++++ Data for this exercise ++++

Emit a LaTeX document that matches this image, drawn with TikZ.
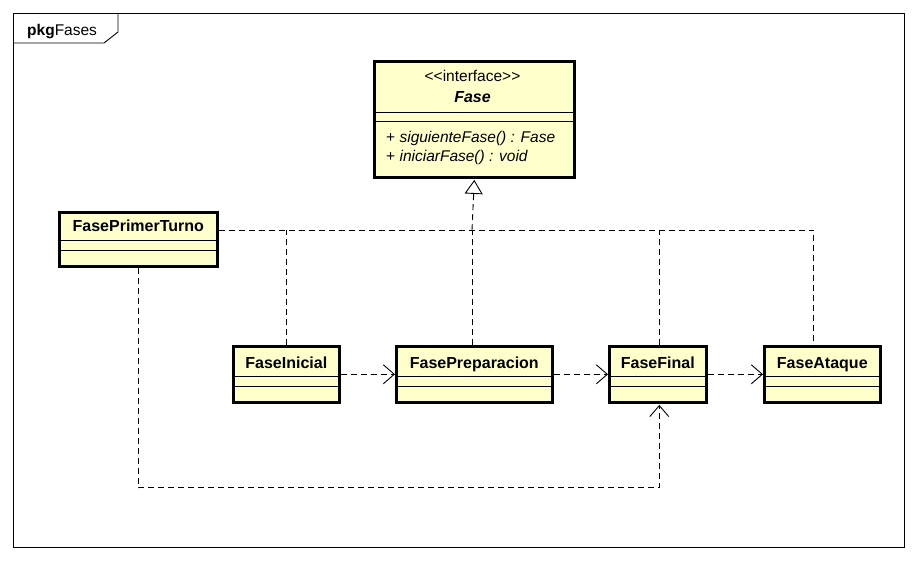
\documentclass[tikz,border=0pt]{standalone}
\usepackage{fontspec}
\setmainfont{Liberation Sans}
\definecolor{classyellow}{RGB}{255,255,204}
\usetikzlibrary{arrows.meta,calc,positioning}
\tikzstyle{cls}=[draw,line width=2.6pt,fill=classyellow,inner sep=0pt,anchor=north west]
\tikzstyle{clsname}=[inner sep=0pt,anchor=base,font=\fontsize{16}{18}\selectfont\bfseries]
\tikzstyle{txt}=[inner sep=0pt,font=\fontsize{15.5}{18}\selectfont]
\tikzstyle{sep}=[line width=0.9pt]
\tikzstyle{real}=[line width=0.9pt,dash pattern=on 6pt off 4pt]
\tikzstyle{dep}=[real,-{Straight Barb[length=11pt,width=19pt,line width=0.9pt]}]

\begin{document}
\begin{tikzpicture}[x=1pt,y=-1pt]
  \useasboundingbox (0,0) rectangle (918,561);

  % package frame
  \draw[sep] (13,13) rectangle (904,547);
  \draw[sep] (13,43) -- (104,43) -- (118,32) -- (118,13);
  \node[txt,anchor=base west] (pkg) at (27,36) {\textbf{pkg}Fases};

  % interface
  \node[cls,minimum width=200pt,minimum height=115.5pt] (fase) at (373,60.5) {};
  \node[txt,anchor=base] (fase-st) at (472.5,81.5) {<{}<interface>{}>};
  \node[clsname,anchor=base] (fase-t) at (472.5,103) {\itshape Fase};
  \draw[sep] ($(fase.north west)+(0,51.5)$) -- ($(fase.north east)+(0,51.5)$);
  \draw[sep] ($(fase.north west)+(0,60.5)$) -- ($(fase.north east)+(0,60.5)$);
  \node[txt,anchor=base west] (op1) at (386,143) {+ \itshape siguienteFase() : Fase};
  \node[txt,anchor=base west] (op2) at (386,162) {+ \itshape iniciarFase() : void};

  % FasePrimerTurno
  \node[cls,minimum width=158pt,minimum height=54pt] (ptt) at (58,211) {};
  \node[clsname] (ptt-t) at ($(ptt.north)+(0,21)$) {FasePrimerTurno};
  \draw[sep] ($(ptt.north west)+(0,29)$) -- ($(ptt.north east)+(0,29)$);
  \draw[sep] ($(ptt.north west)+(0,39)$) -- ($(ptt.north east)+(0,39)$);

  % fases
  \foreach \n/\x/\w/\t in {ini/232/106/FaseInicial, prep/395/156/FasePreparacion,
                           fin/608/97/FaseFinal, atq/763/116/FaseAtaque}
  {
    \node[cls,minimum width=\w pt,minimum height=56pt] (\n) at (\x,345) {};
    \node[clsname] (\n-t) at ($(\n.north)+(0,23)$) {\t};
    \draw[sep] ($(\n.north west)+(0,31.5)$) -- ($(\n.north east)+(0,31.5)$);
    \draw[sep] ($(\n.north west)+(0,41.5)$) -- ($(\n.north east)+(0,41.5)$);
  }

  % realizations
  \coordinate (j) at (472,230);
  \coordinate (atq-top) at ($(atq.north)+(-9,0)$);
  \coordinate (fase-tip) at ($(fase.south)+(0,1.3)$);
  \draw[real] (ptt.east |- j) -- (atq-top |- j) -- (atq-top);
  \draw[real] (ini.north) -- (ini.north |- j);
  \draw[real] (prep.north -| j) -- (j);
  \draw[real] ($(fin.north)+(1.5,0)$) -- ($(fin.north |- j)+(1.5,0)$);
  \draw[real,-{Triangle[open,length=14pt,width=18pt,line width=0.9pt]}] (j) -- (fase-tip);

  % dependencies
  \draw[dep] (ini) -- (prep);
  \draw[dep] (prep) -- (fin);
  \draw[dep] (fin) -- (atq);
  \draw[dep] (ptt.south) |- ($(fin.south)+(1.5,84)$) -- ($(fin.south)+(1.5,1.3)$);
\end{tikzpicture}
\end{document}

++++
++++ Data for this exercise ++++

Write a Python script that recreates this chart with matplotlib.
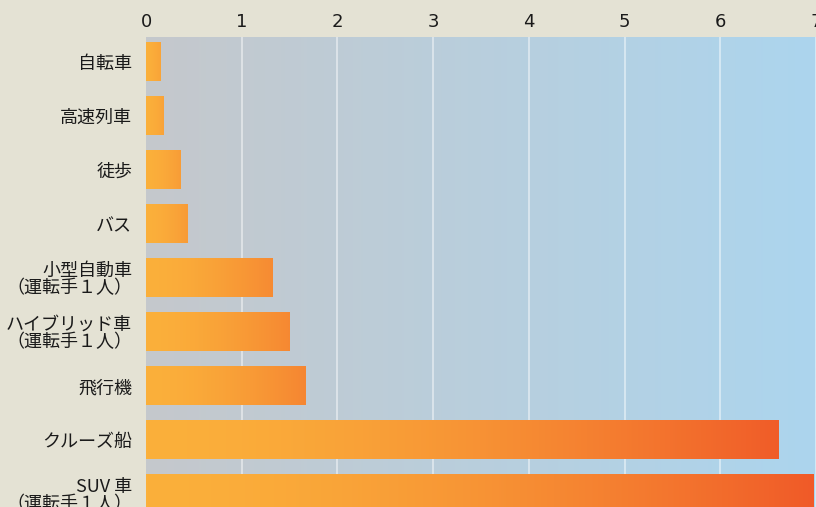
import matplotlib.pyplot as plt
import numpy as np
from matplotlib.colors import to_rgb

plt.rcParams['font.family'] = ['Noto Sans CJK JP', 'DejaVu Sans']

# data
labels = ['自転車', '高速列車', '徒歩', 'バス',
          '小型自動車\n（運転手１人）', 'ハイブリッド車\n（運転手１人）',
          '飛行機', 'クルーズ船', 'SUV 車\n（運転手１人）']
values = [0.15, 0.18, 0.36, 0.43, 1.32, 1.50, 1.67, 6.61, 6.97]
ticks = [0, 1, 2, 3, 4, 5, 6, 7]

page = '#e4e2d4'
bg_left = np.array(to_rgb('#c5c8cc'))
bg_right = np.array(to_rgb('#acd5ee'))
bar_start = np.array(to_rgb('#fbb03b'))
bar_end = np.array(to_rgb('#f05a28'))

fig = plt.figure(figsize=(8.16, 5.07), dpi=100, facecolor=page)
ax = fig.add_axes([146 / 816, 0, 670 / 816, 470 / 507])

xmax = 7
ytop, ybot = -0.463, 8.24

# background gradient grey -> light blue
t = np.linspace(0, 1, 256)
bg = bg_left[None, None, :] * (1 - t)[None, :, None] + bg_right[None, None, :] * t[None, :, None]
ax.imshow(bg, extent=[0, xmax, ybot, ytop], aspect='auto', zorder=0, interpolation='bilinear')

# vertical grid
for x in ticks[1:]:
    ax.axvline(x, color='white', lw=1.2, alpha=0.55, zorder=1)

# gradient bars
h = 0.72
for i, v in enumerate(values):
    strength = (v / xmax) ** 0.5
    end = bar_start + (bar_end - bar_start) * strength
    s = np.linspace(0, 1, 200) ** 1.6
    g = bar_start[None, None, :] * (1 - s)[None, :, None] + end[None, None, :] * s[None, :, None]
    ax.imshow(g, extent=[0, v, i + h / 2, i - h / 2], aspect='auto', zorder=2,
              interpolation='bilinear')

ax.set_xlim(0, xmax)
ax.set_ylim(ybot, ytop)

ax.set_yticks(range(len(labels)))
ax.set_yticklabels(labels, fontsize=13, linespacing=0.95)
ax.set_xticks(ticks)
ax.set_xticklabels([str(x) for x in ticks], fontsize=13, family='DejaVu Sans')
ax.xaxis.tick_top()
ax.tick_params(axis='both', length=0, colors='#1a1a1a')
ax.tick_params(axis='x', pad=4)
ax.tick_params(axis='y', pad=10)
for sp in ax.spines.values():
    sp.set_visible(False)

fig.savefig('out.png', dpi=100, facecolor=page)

++++

**Task statement:** Note every line above where the string "with" shows up, and copy those lines.

**The output:**
Emit a LaTeX document that matches this image, drawn with TikZ.
Write a Python script that recreates this chart with matplotlib.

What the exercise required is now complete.